This site is dedicated to and inspired by the original Till (or Dyl) Eulenspiegel. We have, with tongue in cheek and rubber gloves, modeled our own quiz master upon his legacy of mirroring the truth.
The original Till Eulenspiegel was allegedly born in in the Saxony town of Brusnswick, Northern Germany around the year 1300. Unfortunately, there is no birth record to verify this. Just a single record of a “Widow Eulenspiegel” in the area many years later.
The Merry Adventures
Was he pure fiction or was there really a Till Eulenspiegel? Answers are scarce. Beyond a chapbook, published around 1510-1515, chronicles 96 of the Eulenspiegel’s adventures and the legends handed down, all we really have is a rumored grave site, a possible widow, and of course many statues, as proof of Till Eulenspiegel existence.
Owl and the Mirror
Even the meaning of his name is subject to debate. In high German, his name translates to “Owl Mirror”. Some scholars claim he is wisely holding up a mirror to the victims of his pranks. In these tales, Till often exposes foolishness and folly. The quintessential Joker, he is almost always witty. He accomplishes this by means of using, and taking, his victims words literally.

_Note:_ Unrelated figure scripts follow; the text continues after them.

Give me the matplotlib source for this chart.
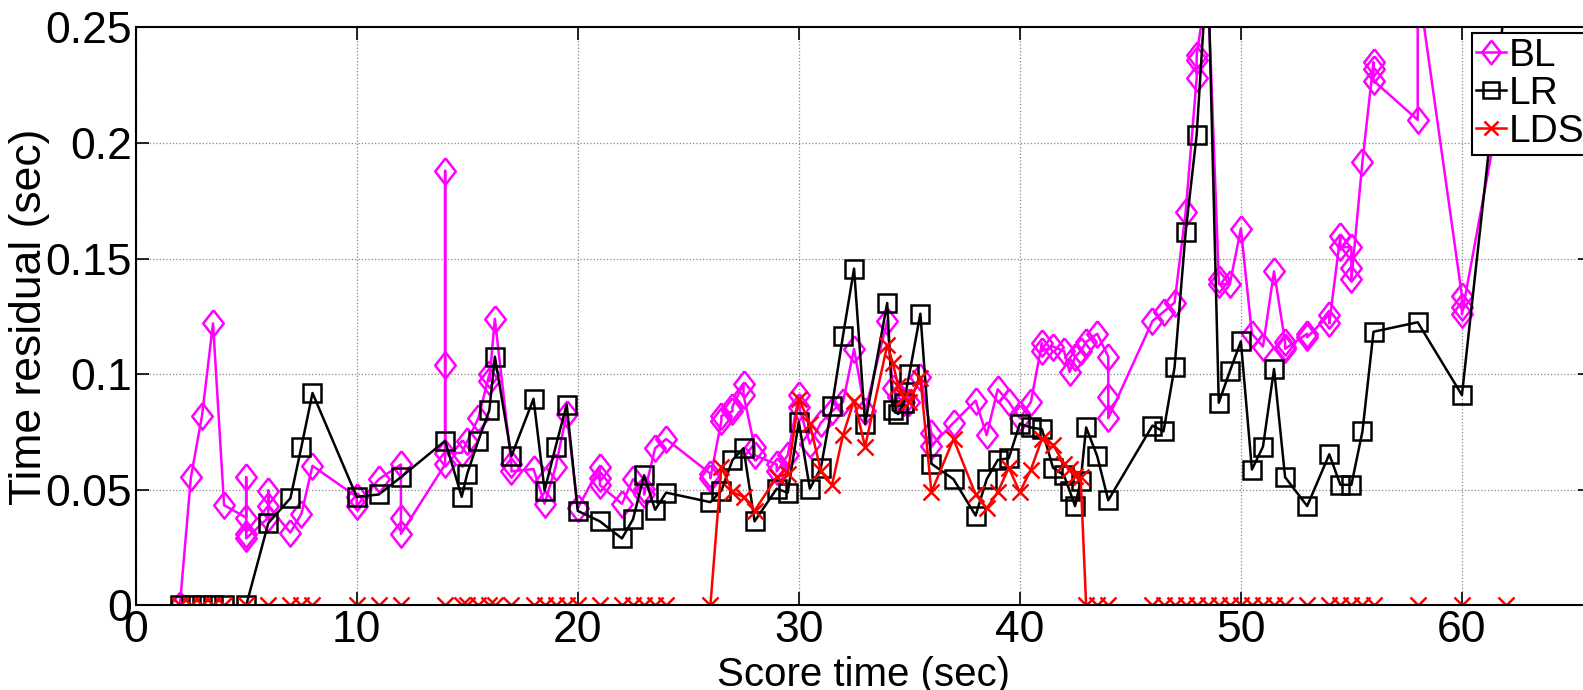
import matplotlib

matplotlib.use("Agg")
import matplotlib.pyplot as plt
from matplotlib import font_manager

plt.rcParams["font.family"] = ["Liberation Sans", "DejaVu Sans"]

# score times (sec) and residuals per method; repeated times are chord notes
bl_t = [2, 2.5, 3, 3.5, 4, 5, 5, 5, 5, 6, 6, 6, 7, 7.5, 8, 10, 10, 11, 12, 12, 12,
        14, 14, 14, 14, 14.75, 15, 15.5, 16, 16, 16.25, 17, 17, 18, 18.5, 19, 19.5,
        20, 21, 21, 21, 22, 22.5, 23, 23, 23.5, 24, 26, 26, 26.5, 26.5, 27, 27,
        27.5, 27.5, 28, 28, 29, 29, 29.5, 30, 30, 30.5, 31, 31.5, 32, 32.5, 33,
        34, 34.25, 34.5, 34.75, 35, 35.5, 36, 36, 37, 38, 38.5, 39, 39.5, 40, 40.5,
        41, 41, 41.5, 42, 42.25, 42.5, 42.75, 43, 43.5, 44, 44, 44, 46, 46.5, 47,
        47.5, 48, 48, 48, 48.5, 49, 49, 49.5, 50, 50.5, 51, 51.5, 52, 52, 52, 53,
        53, 54, 54, 54.5, 54.5, 55, 55, 55, 55.5, 56, 56, 56, 58, 58, 60, 60, 60, 62]
bl_v = [0.0, 0.0555, 0.082, 0.122, 0.0434, 0.038, 0.0555, 0.031, 0.029, 0.038,
        0.0497, 0.043, 0.0315, 0.0397, 0.0604, 0.047, 0.043, 0.0546, 0.061, 0.038,
        0.031, 0.061, 0.188, 0.104, 0.066, 0.066, 0.071, 0.081, 0.1, 0.097, 0.124,
        0.061, 0.058, 0.059, 0.044, 0.06, 0.083, 0.042, 0.06, 0.055, 0.052, 0.044,
        0.0546, 0.0505, 0.048, 0.068, 0.072, 0.057, 0.055, 0.08, 0.082, 0.084,
        0.086, 0.096, 0.091, 0.0687, 0.065, 0.061, 0.058, 0.065, 0.091, 0.086,
        0.07, 0.079, 0.084, 0.088, 0.111, 0.084, 0.123, 0.094, 0.09, 0.088, 0.088,
        0.099, 0.0745, 0.069, 0.079, 0.0886, 0.0737, 0.0935, 0.088, 0.081, 0.088,
        0.1134, 0.11, 0.112, 0.11, 0.101, 0.1076, 0.11, 0.114, 0.1175, 0.1076,
        0.09, 0.081, 0.123, 0.127, 0.131, 0.17, 0.228, 0.236, 0.238, 0.27, 0.141,
        0.139, 0.139, 0.163, 0.1175, 0.112, 0.1445, 0.114, 0.112, 0.111, 0.1175,
        0.116, 0.1258, 0.122, 0.16, 0.155, 0.155, 0.146, 0.141, 0.192, 0.235,
        0.232, 0.227, 0.21, 0.27, 0.134, 0.129, 0.126, 0.23]

lr_t = [2, 2.5, 3, 3.5, 4, 5, 6, 7, 7.5, 8, 10, 11, 12, 14, 14.75, 15, 15.5, 16,
        16.25, 17, 18, 18.5, 19, 19.5, 20, 21, 22, 22.5, 23, 23.5, 24, 26, 26.5,
        27, 27.5, 28, 29, 29.5, 30, 30.5, 31, 31.5, 32, 32.5, 33, 34, 34.25, 34.5,
        34.75, 35, 35.5, 36, 37, 38, 38.5, 39, 39.5, 40, 40.5, 41, 41.5, 42, 42.25,
        42.5, 42.75, 43, 43.5, 44, 46, 46.5, 47, 47.5, 48, 48.5, 49, 49.5, 50, 50.5,
        51, 51.5, 52, 53, 54, 54.5, 55, 55.5, 56, 58, 60, 62]
lr_v = [0, 0, 0, 0, 0, 0, 0.0356, 0.0464, 0.0687, 0.0919, 0.047, 0.048, 0.0555,
        0.0712, 0.047, 0.057, 0.0712, 0.0844, 0.1076, 0.0646, 0.0894, 0.0497,
        0.0687, 0.0869, 0.0409, 0.0364, 0.029, 0.0373, 0.0563, 0.0414, 0.0488,
        0.0447, 0.0497, 0.0629, 0.068, 0.0364, 0.0505, 0.0488, 0.0795, 0.0505,
        0.0596, 0.0861, 0.1167, 0.1457, 0.0786, 0.1308, 0.0844, 0.0828, 0.0877,
        0.1, 0.1262, 0.0613, 0.0546, 0.0389, 0.0546, 0.0629, 0.0637, 0.0786, 0.077,
        0.0762, 0.0596, 0.0563, 0.0497, 0.043, 0.0538, 0.077, 0.0646, 0.0455,
        0.0778, 0.0753, 0.103, 0.1614, 0.2036, 0.28, 0.0877, 0.1013, 0.1142,
        0.0588, 0.0687, 0.1023, 0.0555, 0.043, 0.0654, 0.0522, 0.0522, 0.0753,
        0.1184, 0.1225, 0.091, 0.265]

lds_t = lr_t
lds_v = [0] * 32 + [
    0.060, 0.049, 0.047, 0.041, 0.0555, 0.057, 0.0894, 0.0786, 0.058, 0.052,
    0.0737, 0.0886, 0.0687, 0.1126, 0.105, 0.095, 0.09, 0.088, 0.0985, 0.049,
    0.072, 0.048, 0.042, 0.049, 0.0596, 0.049, 0.0588, 0.072, 0.0695, 0.0613,
    0.059, 0.056, 0.0555] + [0] * 25

x_ticks = [0, 10, 20, 30, 40, 50, 60]
y_ticks = [0, 0.05, 0.1, 0.15, 0.2, 0.25]
x_labels = ["0", "10", "20", "30", "40", "50", "60"]
y_labels = ["0", "0.05", "0.1", "0.15", "0.2", "0.25"]

# tick numbers are set in a narrow face when one is installed
installed = {f.name for f in font_manager.fontManager.ttflist}
if "Liberation Sans Narrow" in installed:
    tick_font = {"family": "Liberation Sans Narrow", "size": 36}
else:
    tick_font = {"family": "Liberation Sans", "size": 32}

# tall diamond, a bit narrower than high
diamond = [(0, 1), (0.78, 0), (0, -1), (-0.78, 0), (0, 1)]

fig = plt.figure(figsize=(15.83, 6.9), dpi=100)
# right spine sits just past the canvas edge
ax = fig.add_axes([0.0857, 0.1225, 0.9195, 0.8377])

ax.plot(bl_t, bl_v, color="#ff00ff", lw=1.8, marker=diamond, ms=19, mfc="none",
        mew=1.8, label="BL")
ax.plot(lr_t, lr_v, color="black", lw=1.8, marker="s", ms=12.5, mfc="none",
        mew=1.8, label="LR")
ax.plot(lds_t, lds_v, color="red", lw=1.8, marker="x", ms=11, mew=1.8,
        label="LDS")

ax.set_xlim(0, 65.85)
ax.set_ylim(0, 0.25)
ax.set_xticks(x_ticks, labels=x_labels, fontfamily=tick_font["family"],
              fontsize=tick_font["size"])
ax.set_yticks(y_ticks, labels=y_labels, fontfamily=tick_font["family"],
              fontsize=tick_font["size"])
ax.grid(True, linestyle=":", color="#888888", lw=0.9)
ax.tick_params(direction="in", length=9.5, width=1.2, top=True, right=True)
ax.tick_params(axis="x", pad=3.2)
ax.tick_params(axis="y", pad=2.7)
for s in ax.spines.values():
    s.set_linewidth(1.5)

ax.set_xlabel("Score time (sec)", fontsize=29)
ax.set_ylabel("Time residual (sec)", fontsize=32)
ax.xaxis.set_label_coords(0.5, -0.088)
ax.yaxis.set_label_coords(-0.059, 0.5)

leg = ax.legend(loc="upper left", bbox_to_anchor=(1471.7 / 1583, 1 - 33.4 / 690),
                bbox_transform=fig.transFigure, borderaxespad=0, fontsize=28,
                handlelength=0.75, handletextpad=0.08, labelspacing=0.05,
                borderpad=0.12, fancybox=False, framealpha=1, edgecolor="black")
leg.get_frame().set_linewidth(1.5)
for h in leg.legend_handles:
    h.set_markersize(h.get_markersize() * 0.9)

fig.savefig("out.png", dpi=100)
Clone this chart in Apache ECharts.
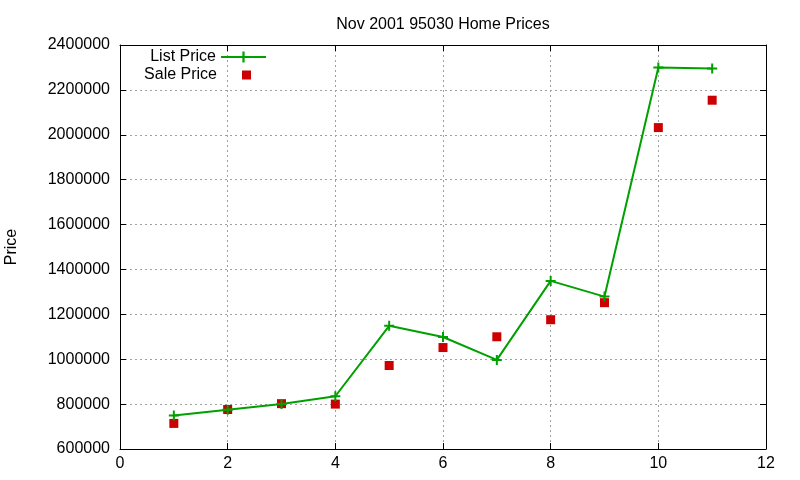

Sometimes this works out for him well, other times not so well. His fortunes are often bleak and in at least one of his incarnations he is hung because of his perfidy.
“Eulenspiegel: all the chief jests of the book depend on this: that everybody speaks figuratively and Eulenspiegel takes it literally.”Paul Oppenheimer’s introduction to Till Eulenspiegel:His Adventures, paperback published by Oxford University Press, 1995
Another theory about the name
Maybe, because it may be difficult for some to find the wisdom “behind” his tales outlined in the books, a second theory emerges. For instance when, as a lad, he bares his bottom to the crowd. Some, also, might find it hard to glean a noble or wise motive when he tricks his victims into handling (or, in some cases eating!) his feces. Of course to be fair, maybe they never saw The Help.
I guess it’s not too surprising that some think that the name of Eulenspiegel’s is a twist on the old low German slang, “ul’n Speghel”. Which loosely translates to “Asswipe”
Either theory could fit the legend, so perhaps it was meant to be both. A sly literary double entendre that pays homage to both aspects of Till’s tales.
Medieval Viral Star
By the late 1500’s his story was being told and published in French, English, and Dutch.
Whatever his origins or the meaning of his name, Till went viral , the old fashioned way. Beyond the chapbooks, his story spread by way of the tales that grannies told their grand kids. Through the jokes told at pubs, clubs and stables.
Yep, our prankster Till was ahead of his time in many ways, and at the same time, perhaps even timeless, right down to the fecal humor.
By the mid 1500’s the tales of his escapades and outrageous wit had spread far and wide. Making him a standard figure of folklore throughout much of Europe and even further
We enjoy it when the pious charade is exposed. When the hypocrite gets their comeuppance. And we really enjoy it when in his merry way, Till figuratively tells them all to “Eat my shit”.
Maybe the key to his appeal is that his actions mirror our own inner impulses to strike back at bullies, show off and even expose the truth when the reality conflicts with the narrative of the powerful and greedy.
Maybe this is why Till inspired works of art by classical composers, rebellion, authors and scholars throughout the years.
Published in 1867, “The Legend of Thyl Ulenspiegel and Lamme Goedzak” tells of the adventures of Flemish martyr Till (Thyl) Eulenspiegel during the Reformation wars in the Netherlands. For many, he became the symbol of the Flemish revolt.
Much in the way of Coster, but hopefully not as tragically, we have appropriated the clever peasant trickster to become our modern day, American quiz master. As our proctor, he holds up a mirror for you to better see the truth. To prepare you. To educate and amuse while Exposing the truth. Making us think, making us laugh. Even when the jokes on your, you can feel the joy.